The truth about Camber

vendredi 11 décembre 2015

Does anyone remember when progressive lenses used to be sold on the merits of their design? "This lens will give you wider intermediate," "That lens provides you with the most add power," "The other lens wont work with a seg over 17," etc.

Does anyone remember when a new lens hit the market, it would be availble in one or two lens materials only? Other materials and photochromics and polarized versions would come out "eventually."

The promise of freeform lenses was that we would have better correction for unwanted astigmatism and all materials available on all lens designs immediately. Period. That was the promise.
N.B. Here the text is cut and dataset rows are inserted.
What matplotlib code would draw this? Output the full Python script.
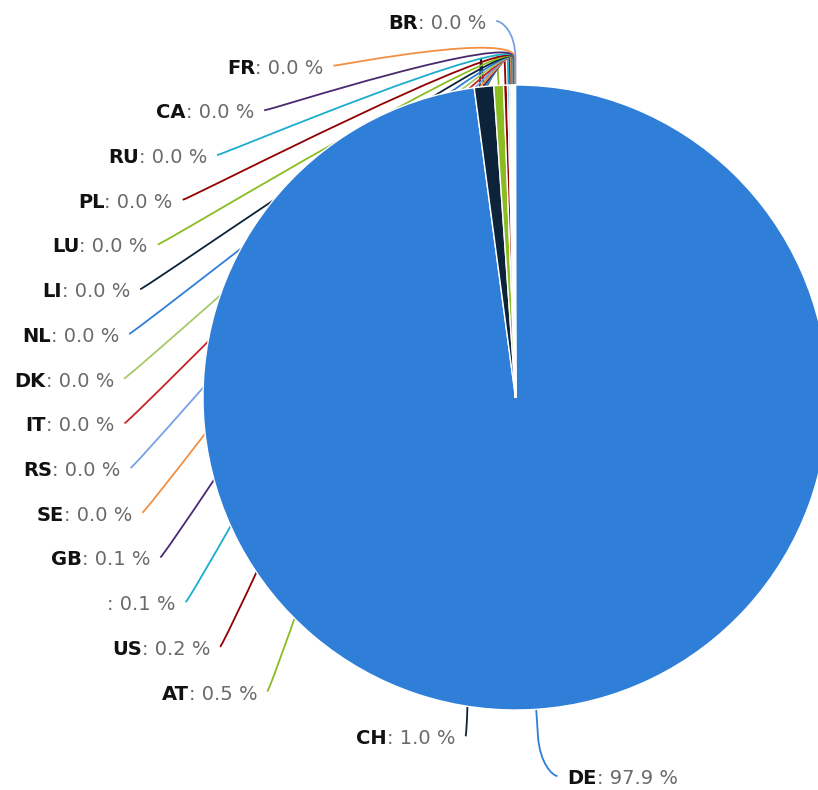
import numpy as np
import matplotlib
matplotlib.use("Agg")
import matplotlib.pyplot as plt
from matplotlib.path import Path
from matplotlib.patches import PathPatch

plt.rcParams["font.family"] = ["DejaVu Sans"]

W, H = 818, 790

countries = ["DE", "CH", "AT", "US", "", "GB", "SE", "RS", "IT", "DK",
             "NL", "LI", "LU", "PL", "RU", "CA", "FR", "BR"]
shares = [97.9, 1.0, 0.5, 0.2, 0.1, 0.08, 0.04, 0.03, 0.03, 0.02,
          0.02, 0.02, 0.02, 0.01, 0.01, 0.01, 0.01, 0.01]
palette = ["#2f7ed8", "#0d233a", "#8bbc21", "#910000", "#1aadce",
           "#492970", "#f28f43", "#77a1e5", "#c42525", "#a6c96a"]

# pie geometry (pixels, y measured from the bottom)
CX, CY, R = 515.5, H - 397.5, 312.5
BREAK = 27          # connector break outside the pie
FS = 14

fig = plt.figure(figsize=(W / 100, H / 100), dpi=100)
ax = fig.add_axes([0, 0, 1, 1])
colors = [palette[i % len(palette)] for i in range(len(shares))]
wedges, _ = ax.pie(shares, colors=colors, startangle=90, counterclock=False,
                   center=(CX, CY), radius=R, frame=True,
                   wedgeprops=dict(edgecolor="white", linewidth=1.0, zorder=2))
ax.set_xlim(0, W)
ax.set_ylim(0, H)
ax.set_aspect("equal")
ax.axis("off")

total = sum(shares)
renderer = fig.canvas.get_renderer()


def label_pos(k, name):
    # left column: BR at the top, CH at the bottom
    if name == "DE":
        return CX + 52, H - 777, "left"
    y_px = 22 + 44.7 * k
    dy = y_px - (H - CY)
    b = 376.5 if dy < 0 else 385
    off = 402 * np.sqrt(max(0.0, 1 - (dy / b) ** 2))
    if name == "CH":
        off = 60
    return CX - off, H - y_px, "right"


def draw_label(x, y, name, pct, side):
    val = f": {pct:.1f} %"
    base = y - 7
    if side == "right":
        t = ax.text(x, base, val, ha="right", va="baseline", fontsize=FS, color="#6a6a6a")
        bb = t.get_window_extent(renderer)
        ax.text(bb.x0, base, name, ha="right", va="baseline", fontsize=FS,
                fontweight="bold", color="#111111")
    else:
        t = ax.text(x, base, name, ha="left", va="baseline", fontsize=FS,
                    fontweight="bold", color="#111111")
        bb = t.get_window_extent(renderer)
        ax.text(bb.x1, base, val, ha="left", va="baseline", fontsize=FS, color="#6a6a6a")


left_order = list(range(len(countries) - 1, 0, -1))
slots = {idx: k for k, idx in enumerate(left_order)}
slots[0] = None

for i, (w, name) in enumerate(zip(wedges, countries)):
    mid = np.deg2rad((w.theta1 + w.theta2) / 2)
    d = np.array([np.cos(mid), np.sin(mid)])
    land = np.array([CX, CY]) + R * d
    brk = np.array([CX, CY]) + (R + BREAK) * d
    ctrl2 = 2 * brk - land
    lx, ly, side = label_pos(slots[i], name)
    draw_label(lx, ly, name, shares[i] / total * 100, side)
    sgn = 1 if side == "right" else -1
    start = np.array([lx + sgn * 10, ly + 1])
    ctrl1 = start + np.array([sgn * 5, 0])
    verts = [start, ctrl1, ctrl2, brk, land]
    codes = [Path.MOVETO, Path.CURVE4, Path.CURVE4, Path.CURVE4, Path.LINETO]
    ax.add_patch(PathPatch(Path(verts, codes), facecolor="none",
                           edgecolor=colors[i], linewidth=1.3, zorder=1))

fig.savefig("out.png", dpi=100, facecolor="white")
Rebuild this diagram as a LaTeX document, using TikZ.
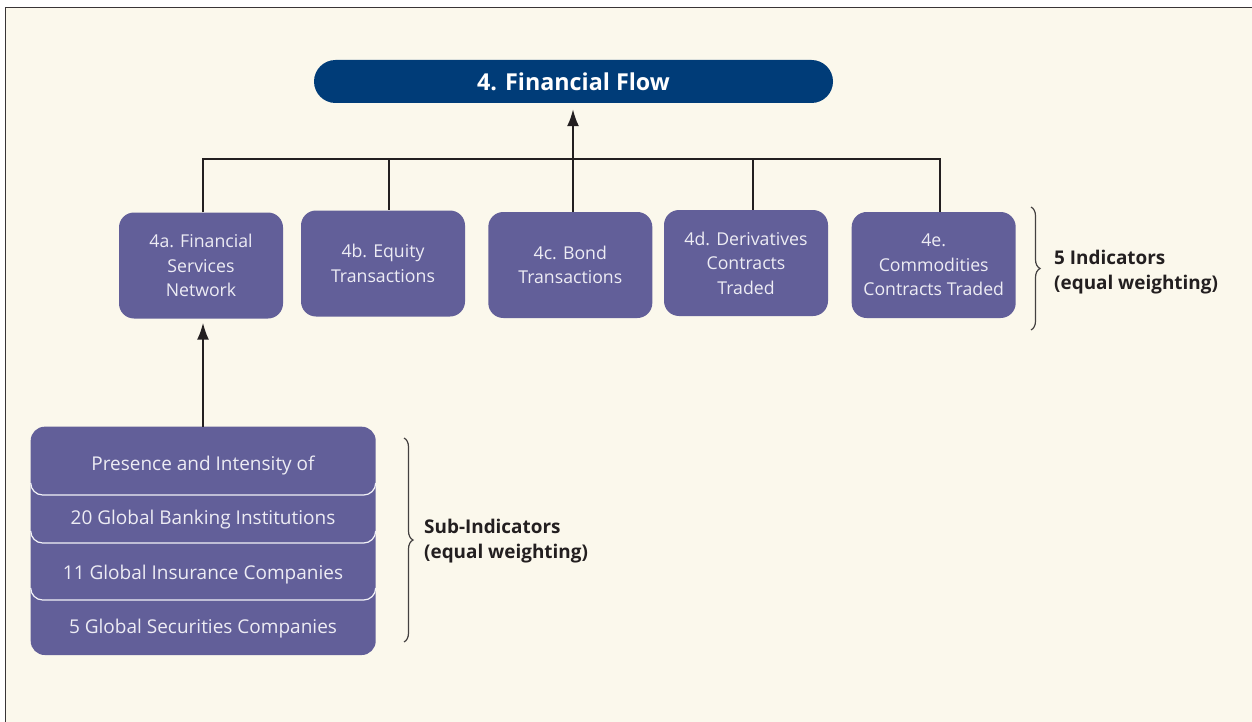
\documentclass[tikz,border=0pt]{standalone}
\usepackage{fontspec}
\setmainfont{Open Sans}
\usetikzlibrary{arrows.meta,decorations.pathreplacing,calc}
\definecolor{cream}{HTML}{FBF8EC}
\definecolor{boxpurple}{HTML}{625F99}
\definecolor{navy}{HTML}{003C78}
\definecolor{boxtext}{HTML}{EDECF4}
\definecolor{ink}{HTML}{231F20}
\begin{document}
\begin{tikzpicture}[x=1pt,y=-1pt,
  indbox/.style={fill=boxpurple, rounded corners=15pt, minimum width=164pt, minimum height=106pt, inner sep=0pt, text=boxtext, align=center, font=\fontsize{17.7}{24.5}\selectfont},
  link/.style={draw=ink, line width=2pt, line join=miter},
  up/.style={link, -{Latex[length=17pt,width=12pt]}},
  brc/.style={draw=ink!85, line width=1.2pt, decorate, decoration={brace, amplitude=9pt}},
  lbl/.style={font=\bfseries\fontsize{18.9}{25}\selectfont, text=ink, align=left, inner sep=0pt, anchor=west},
  stxt/.style={text=boxtext, font=\fontsize{19}{24}\selectfont, anchor=base, inner sep=0pt},
  sep/.style={draw=white!92!boxpurple, line width=1.2pt, rounded corners=12pt}]
\useasboundingbox (0,0) rectangle (1252,722);
\fill[cream] (5.5,7.5) rectangle (1252,722);
\draw[ink!90, line width=1.5pt] (5.5,722) -- (5.5,7.5) -- (1252,7.5);

% title
\node[fill=navy, rounded corners=21.5pt, minimum width=519pt, minimum height=43pt, inner sep=0pt, text=white, font=\bfseries\fontsize{23.3}{27}\selectfont] (title) at (573.5,81.5) {4. Financial Flow};

% indicator boxes
\node[indbox] (n4a) at (201,265.5) {4a. Financial\\Services\\Network};
\node[indbox] (n4b) at (383,263.5) {4b. Equity\\Transactions};
\node[indbox] (n4c) at (570.3,265) {4c. Bond\\Transactions};
\node[indbox] (n4d) at (746,263) {4d. Derivatives\\Contracts\\Traded};
\node[indbox] (n4e) at (933.7,265) {4e.\\Commodities\\Contracts Traded};

% bar
\coordinate (b1) at (203,159);
\coordinate (b2) at (389,159);
\coordinate (b3) at (573,159);
\coordinate (b4) at (752.7,159);
\coordinate (b5) at (940,159);
\draw[link] (b1 |- n4a.north) -- (b1) -- (b5) -- (b5 |- n4e.north);
\draw[link] (b2) -- (b2 |- n4b.north);
\draw[link] (b4) -- (b4 |- n4d.north);
\draw[up, shorten >=6pt] (b3 |- n4c.north) -- (b3 |- title.south);

% sub-indicator stack
\node[fill=boxpurple, rounded corners=14pt, minimum width=345pt, minimum height=228.3pt, inner sep=0pt] (stack) at (203.2,540.85) {};
\draw[sep] (30.7,483) -- (30.7,495) -- (375.7,495) -- (375.7,483);
\draw[sep] (30.7,531) -- (30.7,543) -- (375.7,543) -- (375.7,531);
\draw[sep] (30.7,588) -- (30.7,600) -- (375.7,600) -- (375.7,588);
\node[stxt] (s1) at (203,470) {Presence and Intensity of};
\node[stxt] (s2) at (203,524) {20 Global Banking Institutions};
\node[stxt] (s3) at (203,579) {11 Global Insurance Companies};
\node[stxt] (s4) at (203,633) {5 Global Securities Companies};

\draw[up, shorten >=4pt] (stack.north -| b1) -- (b1 |- n4a.south);

% braces and labels
\draw[brc] (1031,207) -- (1031,330);
\node[lbl] (ind) at (1054,272) {5 Indicators\\(equal weighting)};
\draw[brc] (404,438) -- (404,642);
\node[lbl] (sub) at (424,541.5) {Sub-Indicators\\(equal weighting)};
\end{tikzpicture}
\end{document}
The more complex the design gets on the front surface OF A FRONT SIDE MOLDED PRODUCT, the more limitations you have in product availability and advancement. Also, the SIGNIFICANTLY higher overhead costs to labs who must stock the various complex options available.

Can someone explain to me why camber lenses are being presented as a huge step FORWARD? I fail to see based on any information presented that camber is any improvement over, say, a Hoya lens, or the physio 360. No one lens design works best for everyone, and yet the camber lens seems to present a one size fits all lens via its elephant trunk molded lens. At least the Individual 2 adjusts corridor lengths based on many perameters, and Autograph offers multiple fixed corridor lengths.

So said another way, I guess I'm asking if anyone can explain how camber isn't just a front molded progressive with backside optimization.